The format of the alias command is as follows:

alias [name=['command']]

"Name" is the alias you want type and "command" is the command line the alias should replace.

There are only a few things to remember. The alias comes always directly after the prompt and if you want to use more of them in one line you'll have to add a space as you set the alias.


IMPORTANT: The tips in this document require the use of command-line commands. For more information about how to read and execute Linux command-line prompts and commands, please check the Linux Clues Linux Cheat Sheet, especially Linux Prompt Basics and Linux Command-Line Nomenclature.
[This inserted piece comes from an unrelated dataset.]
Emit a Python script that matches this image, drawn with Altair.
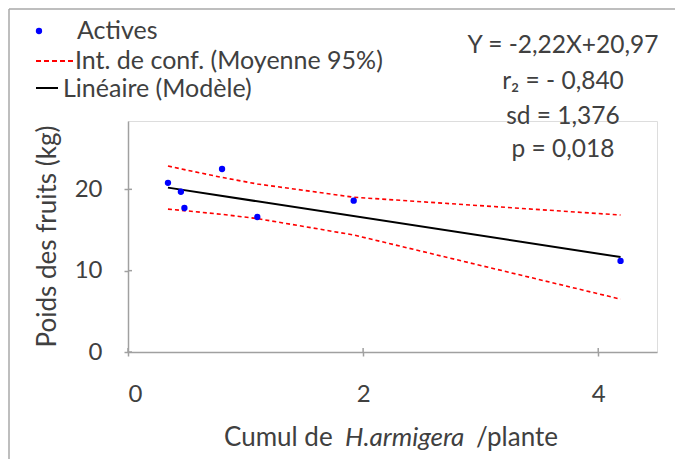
import altair as alt
import pandas as pd

# ---- data ----
x_obs = [0.34, 0.45, 0.48, 0.80, 1.10, 1.92, 4.19]
y_obs = [20.8, 19.7, 17.7, 22.5, 16.6, 18.6, 11.2]
fit_x = [0.34, 4.19]
fit_y = [20.21, 11.67]
ci_upper = [22.86, 22.52, 22.42, 21.46, 20.66, 19.03, 16.84]
ci_lower = [17.56, 17.42, 17.38, 16.92, 16.40, 14.39, 6.50]
x_ticks = [0, 2, 4]
y_ticks = [0, 10, 20]
stats_lines = ["Y = -2,22X+20,97", "r\u2082 = - 0,840", "sd = 1,376", "p = 0,018"]
legend_labels = ["Actives", "Int. de conf. (Moyenne 95%)", "Lin\u00e9aire (Mod\u00e8le)"]
x_title_parts = ["Cumul de", "H.armigera", "/plante"]
y_title = "Poids des fruits (kg)"

W, H = 529, 231
FONT = "Lato"
TXT = "#404040"
AX = "#A0A0A0"
FS_TICK = 24
FS_LEG = 25
FS_STAT = 24.5
FS_TITLE = 26
PB = 107  # bottom padding

pts = pd.DataFrame({"x": x_obs, "y": y_obs})
fit = pd.DataFrame({"x": fit_x, "y": fit_y})
band = pd.DataFrame({
    "x": x_obs + x_obs,
    "y": ci_upper + ci_lower,
    "b": ["upper"] * len(x_obs) + ["lower"] * len(x_obs),
})
one = pd.DataFrame({"k": [0]})

xs = alt.Scale(domain=[0, 4.5], nice=False, zero=False)
ys = alt.Scale(domain=[0, 28.4], nice=False)
xax = alt.Axis(values=x_ticks, title=None, grid=False, domainColor=AX, domainWidth=1.5,
               tickColor=AX, tickWidth=1.5, tickSize=4, labelFont=FONT, labelFontSize=FS_TICK,
               labelColor=TXT, labelBaseline="middle", labelPadding=38, format="d")
yax = alt.Axis(values=y_ticks, title=None, grid=False, domainColor=AX, domainWidth=1.5,
               tickColor=AX, tickWidth=1.5, tickSize=4, labelFont=FONT, labelFontSize=FS_TICK,
               labelColor=TXT, labelPadding=22, format="d")

X = lambda: alt.X("x:Q", scale=xs, axis=xax)
Y = lambda: alt.Y("y:Q", scale=ys, axis=yax)

lower_upper = alt.Chart(band).mark_line(color="#FF0000", strokeWidth=1.6, strokeDash=[4, 3]).encode(
    x=X(), y=Y(), detail="b:N")
fit_line = alt.Chart(fit).mark_line(color="#000000", strokeWidth=2).encode(x=X(), y=Y())
points = alt.Chart(pts).mark_circle(size=40, color="#0000FF", opacity=1).encode(x=X(), y=Y())

# inward half of the crossing tick marks
xt = alt.Chart(pd.DataFrame({"x": x_ticks})).mark_rule(color=AX, strokeWidth=1.5).encode(
    x=X(), y=alt.value(H - 4), y2=alt.value(H))
yt = alt.Chart(pd.DataFrame({"y": y_ticks})).mark_rule(color=AX, strokeWidth=1.5).encode(
    y=Y(), x=alt.value(0), x2=alt.value(4))

base = alt.Chart(one)
layers = [lower_upper, fit_line, points, xt, yt]

# border (top and left)
layers.append(base.mark_rule(color="#A8A8A8", strokeWidth=1.5).encode(
    x=alt.value(-119), x2=alt.value(W + 18), y=alt.value(-112)))
layers.append(base.mark_rule(color="#A8A8A8", strokeWidth=1.5).encode(
    x=alt.value(-119), y=alt.value(-112), y2=alt.value(H + PB)))

# legend
layers.append(base.mark_circle(size=40, color="#0000FF", opacity=1).encode(
    x=alt.value(-89), y=alt.value(-90)))
layers.append(base.mark_rule(color="#FF0000", strokeWidth=2, strokeDash=[5, 3]).encode(
    x=alt.value(-92), x2=alt.value(-54), y=alt.value(-60)))
layers.append(base.mark_rule(color="#000000", strokeWidth=2).encode(
    x=alt.value(-92), x2=alt.value(-70), y=alt.value(-33)))
leg_pos = [(-51, -90), (-53, -60), (-65, -32)]
for lab, (lx, ly) in zip(legend_labels, leg_pos):
    layers.append(base.mark_text(font=FONT, fontSize=FS_LEG, color=TXT, align="left", baseline="middle").encode(
        x=alt.value(lx), y=alt.value(ly), text=alt.value(lab)))

# statistics block
stat_y = [-75, -39, -4, 29]
for s, sy in zip(stats_lines, stat_y):
    layers.append(base.mark_text(font=FONT, fontSize=FS_STAT, color=TXT, align="center", baseline="middle").encode(
        x=alt.value(435), y=alt.value(sy), text=alt.value(s)))

# axis titles
xt_pos = [96, 217, 348]
xt_style = ["normal", "italic", "normal"]
for part, px, st in zip(x_title_parts, xt_pos, xt_style):
    layers.append(base.mark_text(font=FONT, fontSize=FS_TITLE, color=TXT, align="left", baseline="middle",
                                 fontStyle=st).encode(
        x=alt.value(px), y=alt.value(H + 86), text=alt.value(part)))
layers.append(base.mark_text(font=FONT, fontSize=FS_TITLE, color=TXT, align="center", baseline="middle",
                             angle=270).encode(
    x=alt.value(-80), y=alt.value(H / 2), text=alt.value(y_title)))

chart = alt.layer(*layers).properties(
    width=W, height=H,
    autosize=alt.AutoSizeParams(type="none"),
    padding={"left": 120, "top": 113, "right": 18, "bottom": PB},
).configure_view(stroke=None).configure(background="white")

chart.save("out.html", embed_options={"renderer": "svg", "actions": False})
Note: For many tips we start by changing user to root, but that's not necessary for this one. All the commands are given as user. (No need to do "su".) For our example commands, the username is shown as bruno.

So let's set up some sample files and directories. First, create a directory /extra in /home/bruno/downloads/programs. Use the -p argument to make all the underlying directories, if they do not already exist. Type:

$ mkdir -p ~/downloads/programs/extra/

Next, make a text file called "index" where we will write a simple text.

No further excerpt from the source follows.